(Goal) Pictures aside, quote the whole listing exactly.

(Given data)
+ + +

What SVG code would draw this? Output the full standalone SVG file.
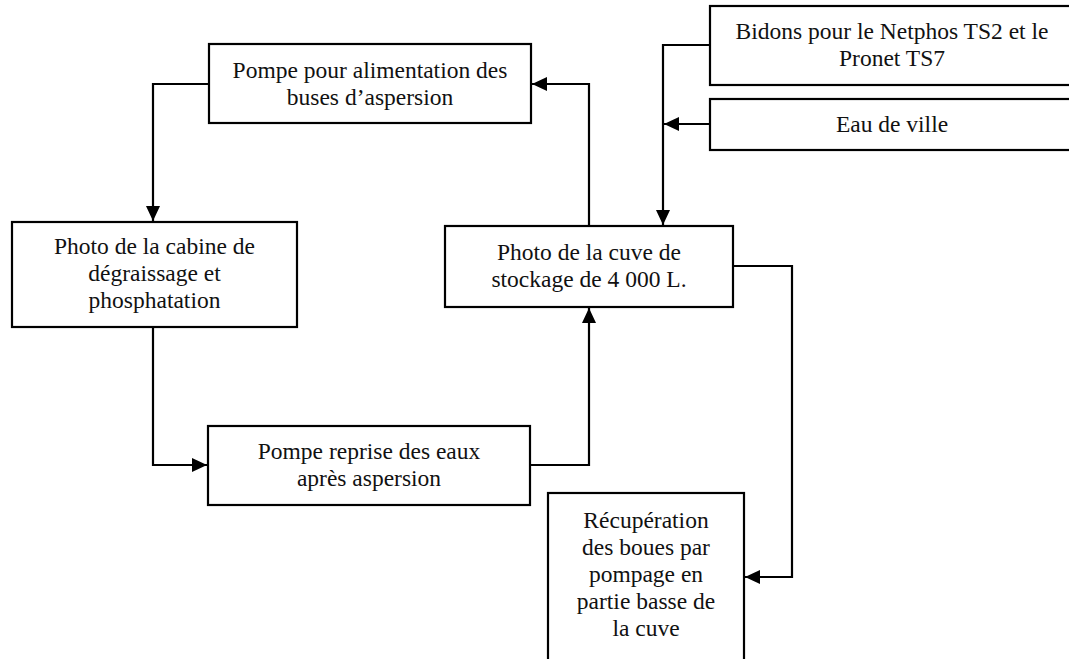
<svg xmlns="http://www.w3.org/2000/svg" width="1069" height="659" viewBox="0 0 1069 659">
  <style>
    .box { fill: #ffffff; stroke: #000000; stroke-width: 2.2; }
    .lbl { font-family: "Liberation Serif", serif; font-size: 23.5px; fill: #111111; text-anchor: middle; }
    .wire { fill: none; stroke: #000000; stroke-width: 2.2; }
  </style>
  <defs>
    <marker id="head" viewBox="0 0 15 14" refX="15" refY="7" markerWidth="15" markerHeight="14" markerUnits="userSpaceOnUse" orient="auto">
      <path d="M0,0 L15,7 L0,14 z" fill="#000000"/>
    </marker>
  </defs>
  <rect x="0" y="0" width="1069" height="659" fill="#ffffff"/>

  <!-- connectors -->
  <g id="connectors">
    <path class="wire" d="M589,226 V84 H532" marker-end="url(#head)"/>
    <path class="wire" d="M209,84 H153 V221" marker-end="url(#head)"/>
    <path class="wire" d="M153,327 V465 H207" marker-end="url(#head)"/>
    <path class="wire" d="M530,465 H589 V308" marker-end="url(#head)"/>
    <path class="wire" d="M733,266 H792 V577 H745" marker-end="url(#head)"/>
    <path class="wire" d="M710,45 H663 V225" marker-end="url(#head)"/>
    <path class="wire" d="M710,124 H664" marker-end="url(#head)"/>
  </g>

  <g id="pompe-alimentation">
    <rect class="box" x="209" y="44" width="322" height="79"/>
    <text class="lbl" x="370" y="78">Pompe pour alimentation des</text>
    <text class="lbl" x="370" y="105">buses d’aspersion</text>
  </g>

  <g id="bidons">
    <rect class="box" x="710" y="6" width="364" height="79"/>
    <text class="lbl" x="892" y="39">Bidons pour le Netphos TS2 et le</text>
    <text class="lbl" x="892" y="66">Pronet TS7</text>
  </g>

  <g id="eau-de-ville">
    <rect class="box" x="710" y="99" width="364" height="51"/>
    <text class="lbl" x="892" y="132">Eau de ville</text>
  </g>

  <g id="cabine">
    <rect class="box" x="12" y="222" width="285" height="105"/>
    <text class="lbl" x="154.5" y="254">Photo de la cabine de</text>
    <text class="lbl" x="154.5" y="281">dégraissage et</text>
    <text class="lbl" x="154.5" y="308">phosphatation</text>
  </g>

  <g id="cuve">
    <rect class="box" x="445" y="226" width="288" height="81"/>
    <text class="lbl" x="589" y="260">Photo de la cuve de</text>
    <text class="lbl" x="589" y="287">stockage de 4 000 L.</text>
  </g>

  <g id="pompe-reprise">
    <rect class="box" x="208" y="426" width="322" height="79"/>
    <text class="lbl" x="369" y="459">Pompe reprise des eaux</text>
    <text class="lbl" x="369" y="486">après aspersion</text>
  </g>

  <g id="recuperation">
    <rect class="box" x="548" y="493" width="196" height="180"/>
    <text class="lbl" x="646" y="528">Récupération</text>
    <text class="lbl" x="646" y="555">des boues par</text>
    <text class="lbl" x="646" y="582">pompage en</text>
    <text class="lbl" x="646" y="609">partie basse de</text>
    <text class="lbl" x="646" y="636">la cuve</text>
  </g>
</svg>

+ + +

(Task response)
What SVG code would draw this? Output the full standalone SVG file.
<svg xmlns="http://www.w3.org/2000/svg" width="1069" height="659" viewBox="0 0 1069 659">
  <style>
    .box { fill: #ffffff; stroke: #000000; stroke-width: 2.2; }
    .lbl { font-family: "Liberation Serif", serif; font-size: 23.5px; fill: #111111; text-anchor: middle; }
    .wire { fill: none; stroke: #000000; stroke-width: 2.2; }
  </style>
  <defs>
    <marker id="head" viewBox="0 0 15 14" refX="15" refY="7" markerWidth="15" markerHeight="14" markerUnits="userSpaceOnUse" orient="auto">
      <path d="M0,0 L15,7 L0,14 z" fill="#000000"/>
    </marker>
  </defs>
  <rect x="0" y="0" width="1069" height="659" fill="#ffffff"/>

  <!-- connectors -->
  <g id="connectors">
    <path class="wire" d="M589,226 V84 H532" marker-end="url(#head)"/>
    <path class="wire" d="M209,84 H153 V221" marker-end="url(#head)"/>
    <path class="wire" d="M153,327 V465 H207" marker-end="url(#head)"/>
    <path class="wire" d="M530,465 H589 V308" marker-end="url(#head)"/>
    <path class="wire" d="M733,266 H792 V577 H745" marker-end="url(#head)"/>
    <path class="wire" d="M710,45 H663 V225" marker-end="url(#head)"/>
    <path class="wire" d="M710,124 H664" marker-end="url(#head)"/>
  </g>

  <g id="pompe-alimentation">
    <rect class="box" x="209" y="44" width="322" height="79"/>
    <text class="lbl" x="370" y="78">Pompe pour alimentation des</text>
    <text class="lbl" x="370" y="105">buses d’aspersion</text>
  </g>

  <g id="bidons">
    <rect class="box" x="710" y="6" width="364" height="79"/>
    <text class="lbl" x="892" y="39">Bidons pour le Netphos TS2 et le</text>
    <text class="lbl" x="892" y="66">Pronet TS7</text>
  </g>

  <g id="eau-de-ville">
    <rect class="box" x="710" y="99" width="364" height="51"/>
    <text class="lbl" x="892" y="132">Eau de ville</text>
  </g>

  <g id="cabine">
    <rect class="box" x="12" y="222" width="285" height="105"/>
    <text class="lbl" x="154.5" y="254">Photo de la cabine de</text>
    <text class="lbl" x="154.5" y="281">dégraissage et</text>
    <text class="lbl" x="154.5" y="308">phosphatation</text>
  </g>

  <g id="cuve">
    <rect class="box" x="445" y="226" width="288" height="81"/>
    <text class="lbl" x="589" y="260">Photo de la cuve de</text>
    <text class="lbl" x="589" y="287">stockage de 4 000 L.</text>
  </g>

  <g id="pompe-reprise">
    <rect class="box" x="208" y="426" width="322" height="79"/>
    <text class="lbl" x="369" y="459">Pompe reprise des eaux</text>
    <text class="lbl" x="369" y="486">après aspersion</text>
  </g>

  <g id="recuperation">
    <rect class="box" x="548" y="493" width="196" height="180"/>
    <text class="lbl" x="646" y="528">Récupération</text>
    <text class="lbl" x="646" y="555">des boues par</text>
    <text class="lbl" x="646" y="582">pompage en</text>
    <text class="lbl" x="646" y="609">partie basse de</text>
    <text class="lbl" x="646" y="636">la cuve</text>
  </g>
</svg>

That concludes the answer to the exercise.